As I mentioned previously in an article comparing Windows 7 to Windows 10, the Task Manager has been completely redesigned. It’s now a lot simpler to use by default, but if you really want to get all the details like before, you can still get those!

There are a couple of other little shortcuts and options that I found while playing around with Task Manager in Windows 10.

Table of Contents

    In this post, I’m going to go through just a few of the simple tricks/tips I learned and hopefully you’ll enjoy using the new Task Manager if you have a Windows 10 PC. Read my other posts on the Windows 10 Task Manager if you want to go into a lot more detail.

    Opening Task Manager in Windows 10

    There are a couple of ways to get into the Task Manager in Windows 10 that are worth mentioning here.

    1. You can press CTRL + SHIFT + ESC if you love keyboard shortcuts.

    2. You can right-click on the Start button or Taskbar and click on Task Manager.

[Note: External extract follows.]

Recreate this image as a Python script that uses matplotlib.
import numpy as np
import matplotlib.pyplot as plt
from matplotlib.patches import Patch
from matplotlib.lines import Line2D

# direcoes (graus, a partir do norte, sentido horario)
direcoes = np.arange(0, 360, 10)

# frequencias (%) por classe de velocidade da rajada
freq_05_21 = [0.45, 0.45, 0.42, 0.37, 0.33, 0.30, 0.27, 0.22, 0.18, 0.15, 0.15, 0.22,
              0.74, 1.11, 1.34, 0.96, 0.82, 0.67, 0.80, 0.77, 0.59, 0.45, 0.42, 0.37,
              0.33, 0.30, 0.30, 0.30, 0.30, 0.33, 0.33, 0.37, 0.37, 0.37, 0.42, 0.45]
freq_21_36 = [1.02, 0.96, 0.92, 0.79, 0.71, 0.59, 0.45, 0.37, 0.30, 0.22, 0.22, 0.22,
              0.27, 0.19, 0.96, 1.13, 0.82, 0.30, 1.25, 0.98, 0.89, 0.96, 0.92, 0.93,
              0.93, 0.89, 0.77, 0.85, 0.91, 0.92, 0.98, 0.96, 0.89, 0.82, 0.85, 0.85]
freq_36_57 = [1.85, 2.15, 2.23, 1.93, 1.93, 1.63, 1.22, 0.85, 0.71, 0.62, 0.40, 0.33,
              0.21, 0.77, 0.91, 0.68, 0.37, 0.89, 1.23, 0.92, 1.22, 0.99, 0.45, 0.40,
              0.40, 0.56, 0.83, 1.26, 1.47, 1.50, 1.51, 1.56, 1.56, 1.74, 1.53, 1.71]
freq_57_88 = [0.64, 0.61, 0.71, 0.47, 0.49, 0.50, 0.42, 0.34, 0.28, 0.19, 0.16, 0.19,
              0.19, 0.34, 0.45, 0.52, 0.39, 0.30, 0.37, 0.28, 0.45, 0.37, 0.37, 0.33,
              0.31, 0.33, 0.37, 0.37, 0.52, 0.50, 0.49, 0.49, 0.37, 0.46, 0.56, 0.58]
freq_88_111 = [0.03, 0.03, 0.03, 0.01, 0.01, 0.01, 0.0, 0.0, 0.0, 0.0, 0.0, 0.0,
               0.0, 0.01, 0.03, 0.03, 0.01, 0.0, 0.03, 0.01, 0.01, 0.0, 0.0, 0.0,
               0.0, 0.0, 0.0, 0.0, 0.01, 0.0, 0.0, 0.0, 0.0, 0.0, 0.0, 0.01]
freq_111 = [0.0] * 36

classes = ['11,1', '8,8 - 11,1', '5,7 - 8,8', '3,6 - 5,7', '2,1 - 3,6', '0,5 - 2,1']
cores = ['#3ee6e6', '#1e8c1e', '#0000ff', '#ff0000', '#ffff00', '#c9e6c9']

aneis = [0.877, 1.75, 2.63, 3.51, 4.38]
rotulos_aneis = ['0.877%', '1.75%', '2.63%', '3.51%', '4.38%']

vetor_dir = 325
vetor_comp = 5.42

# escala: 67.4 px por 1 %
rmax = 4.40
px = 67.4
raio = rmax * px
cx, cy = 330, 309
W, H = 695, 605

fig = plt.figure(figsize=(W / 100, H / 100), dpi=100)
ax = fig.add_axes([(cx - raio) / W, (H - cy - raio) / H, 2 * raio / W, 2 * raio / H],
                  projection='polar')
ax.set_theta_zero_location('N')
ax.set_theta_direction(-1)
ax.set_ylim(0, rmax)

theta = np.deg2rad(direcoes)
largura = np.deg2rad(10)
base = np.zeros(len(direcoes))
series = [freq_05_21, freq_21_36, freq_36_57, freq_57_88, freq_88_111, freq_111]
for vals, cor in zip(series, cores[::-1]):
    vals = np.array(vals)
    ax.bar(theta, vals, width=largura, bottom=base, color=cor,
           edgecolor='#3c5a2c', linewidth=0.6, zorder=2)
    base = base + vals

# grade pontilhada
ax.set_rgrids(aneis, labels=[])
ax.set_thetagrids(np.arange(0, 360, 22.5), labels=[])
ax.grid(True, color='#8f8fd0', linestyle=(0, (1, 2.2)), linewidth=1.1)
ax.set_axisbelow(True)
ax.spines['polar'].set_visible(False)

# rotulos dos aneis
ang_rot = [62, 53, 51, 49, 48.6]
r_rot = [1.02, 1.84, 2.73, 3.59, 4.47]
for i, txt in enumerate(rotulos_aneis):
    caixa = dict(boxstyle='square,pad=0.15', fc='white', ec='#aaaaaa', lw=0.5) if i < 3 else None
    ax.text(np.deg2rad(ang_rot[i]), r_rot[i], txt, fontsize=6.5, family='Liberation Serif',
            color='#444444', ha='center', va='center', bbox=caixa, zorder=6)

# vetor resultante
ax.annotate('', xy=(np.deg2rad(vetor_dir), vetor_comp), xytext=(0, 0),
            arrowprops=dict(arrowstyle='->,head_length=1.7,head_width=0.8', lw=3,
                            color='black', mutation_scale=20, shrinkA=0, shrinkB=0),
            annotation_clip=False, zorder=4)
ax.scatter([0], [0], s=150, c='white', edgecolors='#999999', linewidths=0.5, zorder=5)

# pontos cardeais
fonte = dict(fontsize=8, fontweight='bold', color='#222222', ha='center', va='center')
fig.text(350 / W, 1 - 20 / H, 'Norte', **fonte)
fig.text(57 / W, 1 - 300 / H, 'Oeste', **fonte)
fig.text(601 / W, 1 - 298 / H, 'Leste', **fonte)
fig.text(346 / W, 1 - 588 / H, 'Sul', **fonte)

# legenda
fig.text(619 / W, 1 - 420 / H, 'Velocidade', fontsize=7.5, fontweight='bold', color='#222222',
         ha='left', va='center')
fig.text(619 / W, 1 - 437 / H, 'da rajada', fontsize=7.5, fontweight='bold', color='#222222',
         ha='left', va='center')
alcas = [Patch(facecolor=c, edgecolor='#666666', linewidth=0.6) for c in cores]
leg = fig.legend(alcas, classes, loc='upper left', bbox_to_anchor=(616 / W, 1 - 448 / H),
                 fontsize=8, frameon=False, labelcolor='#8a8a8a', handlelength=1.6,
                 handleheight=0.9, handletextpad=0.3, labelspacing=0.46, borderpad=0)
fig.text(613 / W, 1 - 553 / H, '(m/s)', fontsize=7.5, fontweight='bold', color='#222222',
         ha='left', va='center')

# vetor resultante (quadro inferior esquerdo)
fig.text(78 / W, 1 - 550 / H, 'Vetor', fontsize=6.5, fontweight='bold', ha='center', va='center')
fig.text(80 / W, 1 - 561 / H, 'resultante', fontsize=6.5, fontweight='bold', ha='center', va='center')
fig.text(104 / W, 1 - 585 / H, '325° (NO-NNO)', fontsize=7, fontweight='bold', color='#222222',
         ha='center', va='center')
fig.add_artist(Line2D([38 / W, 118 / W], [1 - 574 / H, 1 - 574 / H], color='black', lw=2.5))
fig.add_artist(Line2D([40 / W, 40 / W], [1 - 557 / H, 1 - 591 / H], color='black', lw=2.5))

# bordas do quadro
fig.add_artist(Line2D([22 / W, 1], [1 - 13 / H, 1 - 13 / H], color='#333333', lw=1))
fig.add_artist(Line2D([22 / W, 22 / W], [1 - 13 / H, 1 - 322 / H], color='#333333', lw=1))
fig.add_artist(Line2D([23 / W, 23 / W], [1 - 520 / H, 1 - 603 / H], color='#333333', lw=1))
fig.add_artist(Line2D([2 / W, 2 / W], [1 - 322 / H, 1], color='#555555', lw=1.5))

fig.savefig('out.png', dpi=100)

    3. Press the Windows key + R and then type in taskmgr.exe.

    Task manager run

    4. Press CTRL + ALT + DELETE and then choose Task Manager.

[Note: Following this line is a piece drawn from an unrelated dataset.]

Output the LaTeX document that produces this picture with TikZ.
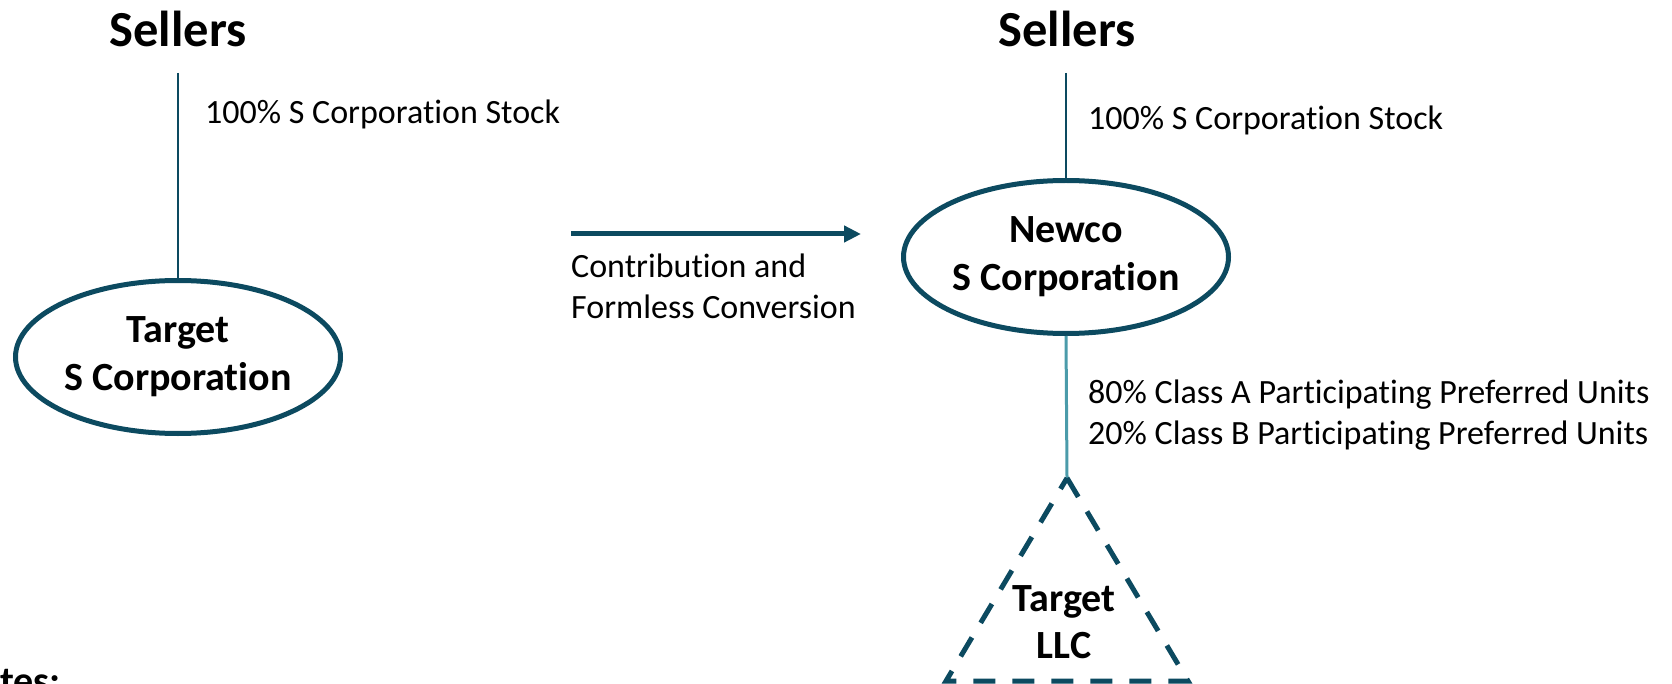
\documentclass[tikz,border=0pt]{standalone}
\usepackage{fontspec}
\setmainfont{Carlito}[RawFeature={-liga}]
\usetikzlibrary{shapes.geometric,arrows.meta}
\definecolor{dteal}{HTML}{0C4A60}
\definecolor{lteal}{HTML}{4B9BAA}
\begin{document}
\begin{tikzpicture}[x=1pt,y=-1pt,
  title/.style={font=\fontsize{50.5}{60}\selectfont\bfseries, inner sep=0pt, anchor=base},
  lbl/.style={font=\fontsize{34}{41}\selectfont, inner sep=0pt, anchor=base west, align=left},
  entity/.style={ellipse, draw=dteal, line width=5pt, minimum width=325pt, minimum height=153pt, inner sep=0pt, align=center, font=\fontsize{40}{48}\selectfont\bfseries},
  link/.style={draw=dteal, line width=2.5pt},
  ]
\useasboundingbox (0,0) rectangle (1672,684);
% left structure
\node[title] (sellersL) at (178,47) {Sellers};
\coordinate (topL) at (178,73);
\node[entity] (targetS) at (178,357) {Target\\S Corporation};
\draw[link] (topL) -- (targetS.north);
\node[lbl] (stockL) at (205,124) {100\% S Corporation Stock};
% arrow
\coordinate (arrS) at (571,234);
\coordinate (arrE) at (861,234);
\draw[draw=dteal, fill=dteal, line width=5pt, -{Triangle[length=17pt,width=16pt]}] (arrS) -- (arrE);
\node[lbl] (contrib) at (571,319) {Contribution and\\Formless Conversion};
% right structure
\node[title] (sellersR) at (1067,47) {Sellers};
\coordinate (topR) at (1066,73);
\node[entity] (newco) at (1066,257) {Newco\\S Corporation};
\draw[link] (topR) -- (newco.north);
\node[lbl] (stockR) at (1088,130) {100\% S Corporation Stock};
\node[lbl] (units) at (1088,444) {80\% Class A Participating Preferred Units\\20\% Class B Participating Preferred Units};
% triangle
\coordinate (apex) at (1067,478);
\coordinate (bl) at (946,681);
\coordinate (br) at (1188,681);
\draw[draw=lteal, line width=3pt] (newco.south) -- (apex);
\draw[draw=dteal, line width=5pt, dash pattern=on 22pt off 17pt] (apex) -- (br) -- (bl) -- cycle;
\node[align=center, inner sep=0pt, font=\fontsize{40}{47}\selectfont\bfseries] (llc) at (1064,622) {Target\\LLC};
% notes (cut by the frame)
\node[inner sep=0pt, anchor=base west, font=\fontsize{40}{47}\selectfont\bfseries] (notes) at (-48,694) {Notes:};
\end{tikzpicture}
\end{document}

    That’s a lot of ways to access the Task Manager! Depending on how you use your computer, I’m sure one of those four will work for you.

    Add Extra Columns

    Every once in a while, I need to see extra information about a Windows process, such as the PID (process identifier). In Windows 10, you can just right-click on any header and add more columns by checking them.

    Process id

    See Logical Processors

    Nowadays a lot of consumer computers have multiple CPU cores/threads. If you have certain applications that can utilize multiple cores and you want to check to make sure that the process load is actually being distributed, you can go to the Performance tab, click on CPU and then right-click and choose Change graph to and then choose Logical processors.

    Cpu logical processors

    By default, the Task Manager will only show the overall CPU utilization. Now you can see the utilization for each logical processor on the system! Sweet.

    Startup Impact

    Task Manager in Windows 10 has a cool feature that lets you see the “impact” that a startup process has on the system. This is very helpful to quickly figure out which startup programs are slowing down the boot up process.

    Startup impact

    Update Speed

    By default, the data you see in the performance tab only shows you the past 60 seconds. If you want to change that, you can click on View, Update Speed and choose from High, Normal or Low.

    Update speed

    High will monitor over a 30-second time span and Low will monitor over a 4 minute time span. Low will also put less load on the machine when monitoring. The 4 minute time span is useful if you need to see the performance for any time frame longer than 60 seconds.

    Network Stats

    If you go to Ethernet under Performance, you can right-click on the graph and choose View network details.


    Here you can see detailed information about your network connection including link speed, network utilization, bytes sent, bytes received and lots more.

    System UpTime

    Thankfully, you don’t have to download a program to see the system uptime anymore in Windows. Just go to the Performance tab, click on CPU and you’ll see Up time down at the bottom:


    Summary View

    Another nice feature in the Task Manager is the summary view. Just right-click on any performance metric on the Performance tab and choose Summary view.

    Task manager summary view

    Now you get a nice little compact dialog box that you can move anywhere on your desktop or to another screen if you have dual monitors and monitor the performance while you run other apps and programs.

    Summary view

    That’s about it! Windows 10 is definitely a nice upgrade from previous versions of Task Manager and hopefully this will give you a little more insight into how you can use it more efficiently. Enjoy!